Home | About | Sematext search-lucene.com search-hadoop.com
 Search Hadoop and all its subprojects:

Switch to Threaded View
HDFS, mail # user - Re: Is there any way to partially process HDFS edits?


Copy link to this message
-
Re: Is there any way to partially process HDFS edits?
Tom Brown 2013-09-25, 21:30
Unfortunately, I cannot give it that much RAM. The machine has 4GB total
(though could be expanded somewhat-- it's a VM).

Though if each edit is processed sequentially (in a streaming form), the
entire edits file will never be in RAM at once.

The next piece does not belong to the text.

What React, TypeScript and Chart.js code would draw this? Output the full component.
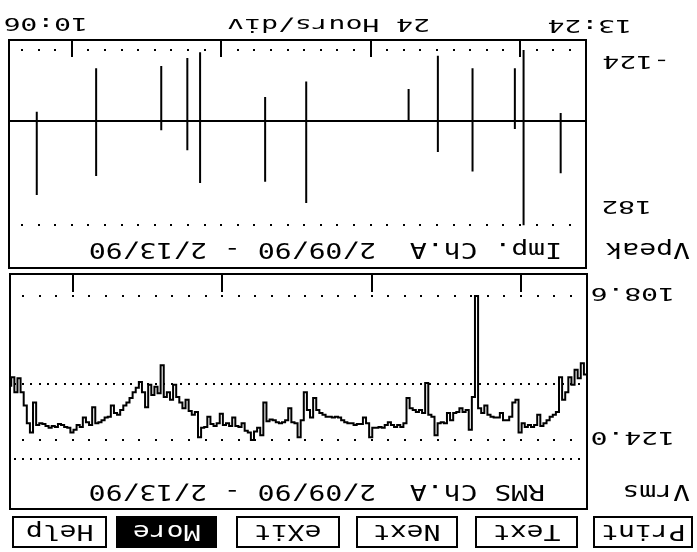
import React, { useEffect, useRef } from 'react';
import { Chart, registerables } from 'chart.js';

Chart.register(...registerables);

// ---- time axis (hours since 2/09/90 13:24) ----
const START_LABEL = '13:24';
const END_LABEL = '10:06';
const SCALE_LABEL = '24 Hours/div';
const SPAN_HOURS = 92.7;
const MIDNIGHT_HOURS = [10.6, 34.6, 58.6, 82.6];

// ---- impulse panel ----
const IMP_TITLE = 'Imp. Ch.A  2/09/90 - 2/13/90';
const IMP_UNIT = 'Vpeak';
const IMP_MIN_LABEL = '-124';
const IMP_MAX_LABEL = '182';
const impulseHours = [4.07, 10.03, 11.43, 18.23, 23.8, 28.5, 44.95, 51.55, 62.0, 64.05, 68.24, 78.7, 88.24];
const impulseLow = [-14, -124, -92, -92, -114, -56, -69, -42, -120, -110, -96, -92, -16];
const impulseHigh = [91, 182, 14, 88, 54, 0, 143, 106, 108, 51, 16, 96, 129];
const impulseRefLines = [-124, 182];

// ---- RMS panel ----
const RMS_TITLE = 'RMS Ch.A  2/09/90 - 2/13/90';
const RMS_UNIT = 'Vrms';
const RMS_MIN_LABEL = '108.6';
const RMS_MAX_LABEL = '124.0';
const RMS_STEP_HOURS = 0.5;
const rmsVolts = [
  117.0, 115.8, 117.4, 116.5, 118.1, 117.3, 118.9, 119.7, 117.3, 121.0,
  121.3, 121.5, 121.9, 122.2, 122.5, 121.3, 122.4, 122.6, 122.4, 122.6,
  122.2, 123.2, 119.7, 120.0, 121.5, 121.9, 121.9, 121.1, 121.6, 121.6,
  121.5, 121.3, 120.3, 121.1, 120.6, 108.6, 119.4, 122.9, 120.8, 121.0,
  120.6, 121.0, 121.1, 121.9, 121.1, 122.2, 122.1, 122.2, 123.5, 121.5,
  121.3, 117.9, 121.1, 120.8, 121.0, 120.8, 120.6, 119.5, 122.2, 122.6,
  122.4, 122.6, 122.4, 122.1, 122.4, 122.7, 122.6, 122.7, 122.7, 123.7,
  122.2, 121.6, 122.3, 122.3, 122.4, 122.2, 122.2, 122.1, 121.9, 121.6,
  121.5, 121.6, 121.5, 121.5, 121.3, 121.1, 120.8, 119.5, 121.6, 120.8,
  118.9, 121.9, 123.7, 122.2, 122.1, 120.6, 121.9, 122.1, 122.2, 122.1,
  121.9, 121.8, 122.0, 120.0, 123.5, 122.7, 123.1, 124.0, 123.2, 123.0,
  122.2, 122.6, 122.5, 121.6, 122.5, 122.2, 122.4, 121.2, 122.2, 122.5,
  122.3, 121.5, 122.6, 122.7, 123.7, 121.0, 121.3, 120.9, 119.7, 120.6,
  120.0, 119.4, 118.1, 119.7, 118.9, 119.4, 116.0, 119.0, 118.3, 119.2,
  118.1, 120.5, 118.9, 117.8, 118.4, 118.9, 119.5, 120.0, 120.3, 120.8,
  121.3, 121.1, 120.3, 121.5, 121.6, 121.9, 122.1, 122.2, 120.5, 122.4,
  122.1, 121.6, 122.6, 122.4, 122.9, 123.2, 122.7, 122.6, 122.4, 122.3,
  122.6, 122.5, 122.7, 122.5, 122.3, 122.2, 122.4, 120.0, 123.2, 122.2,
  120.3, 118.9, 117.4, 118.9, 117.3, 118.3,
];
const rmsRefLines = [108.6, 118.0, 124.0, 126.0];
const rmsRefDense = [false, true, false, true];

// ---- menu ----
const menuButtons = ['Print', 'Text', 'Next', 'eXit', 'More', 'Help'];
const menuActive = 'More';

const FONT = '"DejaVu Sans Mono", "Liberation Mono", monospace';
const PITCH = 16.9;

type DotLine = { value: number; step: number };

function makeDecor(lines: DotLine[], tickLen: number) {
  return {
    id: 'decor',
    beforeDatasetsDraw(chart: any) {
      const { ctx, chartArea, scales } = chart;
      const x = scales.x;
      const y = scales.y;
      ctx.save();
      ctx.fillStyle = '#000';
      for (const line of lines) {
        const py = Math.round(y.getPixelForValue(line.value));
        let h = MIDNIGHT_HOURS[0] % line.step;
        for (; h < SPAN_HOURS; h += line.step) {
          const px = Math.round(x.getPixelForValue(h));
          ctx.fillRect(px - 1, py - 1, 2, 2);
        }
      }
      for (const h of MIDNIGHT_HOURS) {
        const px = Math.round(x.getPixelForValue(h));
        ctx.fillRect(px - 1, chartArea.bottom - tickLen, 2, tickLen);
      }
      ctx.restore();
    },
  };
}

function baseOptions(yMin: number, yMax: number) {
  return {
    animation: false,
    responsive: false,
    maintainAspectRatio: false,
    events: [],
    layout: { padding: 0 },
    plugins: { legend: { display: false }, tooltip: { enabled: false } },
    scales: {
      x: { type: 'linear', min: 0, max: SPAN_HOURS, display: false },
      y: { type: 'linear', min: yMin, max: yMax, display: false },
    },
  } as any;
}

function Label({ text, left, centerY, big, color }: { text: string; left: number; centerY: number; big?: boolean; color?: string }) {
  const size = big ? 21 : 18;
  const sx = PITCH / (0.602 * size);
  return (
    <div
      style={{
        position: 'absolute',
        left,
        top: centerY - 0.4815 * size,
        fontFamily: FONT,
        fontSize: size,
        lineHeight: size + 'px',
        whiteSpace: 'pre',
        transform: `scaleX(${sx})`,
        transformOrigin: '0 0',
        color: color || '#000',
      }}
    >
      {text}
    </div>
  );
}

const buttonBoxes = [
  [4, 100],
  [119, 103],
  [239, 102],
  [357, 104],
  [480, 101],
  [590, 95],
];

export default function App() {
  const rmsRef = useRef<HTMLCanvasElement>(null);
  const impRef = useRef<HTMLCanvasElement>(null);

  useEffect(() => {
    const rmsPoints = rmsVolts.map((v, i) => ({ x: i * RMS_STEP_HOURS, y: v }));
    const rmsDots: DotLine[] = rmsRefLines.map((v, i) => ({ value: v, step: rmsRefDense[i] ? 24 / 18 : 24 / 9 }));
    const rmsChart = new Chart(rmsRef.current as HTMLCanvasElement, {
      type: 'line',
      data: {
        datasets: [
          {
            data: rmsPoints,
            borderColor: '#000',
            borderWidth: 2,
            pointRadius: 0,
            stepped: true,
            fill: false,
          } as any,
        ],
      },
      options: baseOptions(106.247, 131.379),
      plugins: [makeDecor(rmsDots, 18)],
    });

    const impPoints: any[] = [];
    impulseHours.forEach((h, i) => {
      impPoints.push({ x: h, y: impulseLow[i] });
      impPoints.push({ x: h, y: impulseHigh[i] });
      impPoints.push({ x: h, y: null });
    });
    const impDots: DotLine[] = impulseRefLines.map((v) => ({ value: v, step: 24 / 9 }));
    const impChart = new Chart(impRef.current as HTMLCanvasElement, {
      type: 'line',
      data: {
        datasets: [
          {
            data: [{ x: 0, y: 0 }, { x: SPAN_HOURS, y: 0 }],
            borderColor: '#000',
            borderWidth: 2,
            pointRadius: 0,
            fill: false,
          } as any,
          {
            data: impPoints,
            borderColor: '#000',
            borderWidth: 2,
            pointRadius: 0,
            spanGaps: false,
            fill: false,
          } as any,
        ],
      },
      options: baseOptions(-141.3, 256.5),
      plugins: [makeDecor(impDots, 17)],
    });

    return () => {
      rmsChart.destroy();
      impChart.destroy();
    };
  }, []);

  const frame = (left: number, top: number, width: number, height: number) => (
    <div
      style={{
        position: 'absolute',
        left,
        top,
        width,
        height,
        border: '2px solid #000',
        boxSizing: 'border-box',
        pointerEvents: 'none',
      }}
    />
  );

  return (
    <div
      style={{
        position: 'fixed',
        left: 0,
        top: 0,
        width: 697,
        height: 552,
        background: '#fff',
        overflow: 'hidden',
        transform: 'rotate(180deg)',
      }}
    >
      {/* menu buttons */}
      {menuButtons.map((b, i) => {
        const [l, w] = buttonBoxes[i];
        const active = b === menuActive;
        return (
          <div
            key={b}
            style={{
              position: 'absolute',
              left: l,
              top: 4,
              width: w,
              height: 32,
              border: '2px solid #000',
              boxSizing: 'border-box',
              background: active ? '#000' : '#fff',
              display: 'flex',
              alignItems: 'center',
              justifyContent: 'center',
            }}
          >
            <span
              style={{
                display: 'inline-block',
                fontFamily: FONT,
                fontSize: 21,
                lineHeight: '21px',
                color: active ? '#fff' : '#000',
                transform: `scaleX(${PITCH / (0.602 * 21)})`,
                whiteSpace: 'pre',
              }}
            >
              {b}
            </span>
          </div>
        );
      })}

      {/* RMS panel */}
      <canvas ref={rmsRef} width={577} height={235} style={{ position: 'absolute', left: 110, top: 43, display: 'block' }} />
      {frame(109, 42, 579, 237)}
      <Label text={RMS_UNIT} left={7} centerY={60} big />
      <Label text={RMS_TITLE} left={152} centerY={60} big />
      <Label text={RMS_MAX_LABEL} left={22} centerY={113.5} />
      <Label text={RMS_MIN_LABEL} left={22} centerY={258} />

      {/* impulse panel */}
      <canvas ref={impRef} width={577} height={228} style={{ position: 'absolute', left: 111, top: 284, display: 'block' }} />
      {frame(110, 283, 579, 230)}
      <Label text={IMP_UNIT} left={7} centerY={302} big />
      <Label text={IMP_TITLE} left={135} centerY={302} big />
      <Label text={IMP_MAX_LABEL} left={45} centerY={345} />
      <Label text={IMP_MIN_LABEL} left={27} centerY={490} />

      {/* time axis labels */}
      <Label text={START_LABEL} left={65} centerY={525.5} />
      <Label text={SCALE_LABEL} left={267} centerY={527} />
      <Label text={END_LABEL} left={609} centerY={527.5} />
    </div>
  );
}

Is the edits file format well defined (could I break off 100MB chunks and
process them individually to achieve the same result as processing the
whole thing at once)?

--Tom
On Wed, Sep 25, 2013 at 1:53 PM, Ravi Prakash <[EMAIL PROTECTED]> wrote:

> Tom! I would guess that just giving the NN JVM lots of memory (64Gb /
> 96Gb) should be the easiest way.
>
>
>   ------------------------------
>  *From:* Tom Brown <[EMAIL PROTECTED]>
> *To:* "[EMAIL PROTECTED]" <[EMAIL PROTECTED]>
> *Sent:* Wednesday, September 25, 2013 11:29 AM
> *Subject:* Is there any way to partially process HDFS edits?
>
> I have an edits file on my namenode that is 35GB. This is quite a bit
> larger than it should be (the secondary namenode wasn't running for some
> time, and HBASE-9648 caused a huge number of additional edits).
>
> The first time I tried to start the namenode, it chewed on the edits for
> about 4 hours and then ran out of memory. I have increased the memory
> available to the namenode (was 512MB, now 2GB), and started the process
> again.
>
> Is there any way that the edits file can be partially processed to avoid
> having to re-process the same edits over and over until I can allocate
> enough memory for it to be done in one shot?
>
> How long should it take (hours? days?) to process an edits file of that
> size?
>
> Any help is appreciated!
>
> --Tom
>
>
>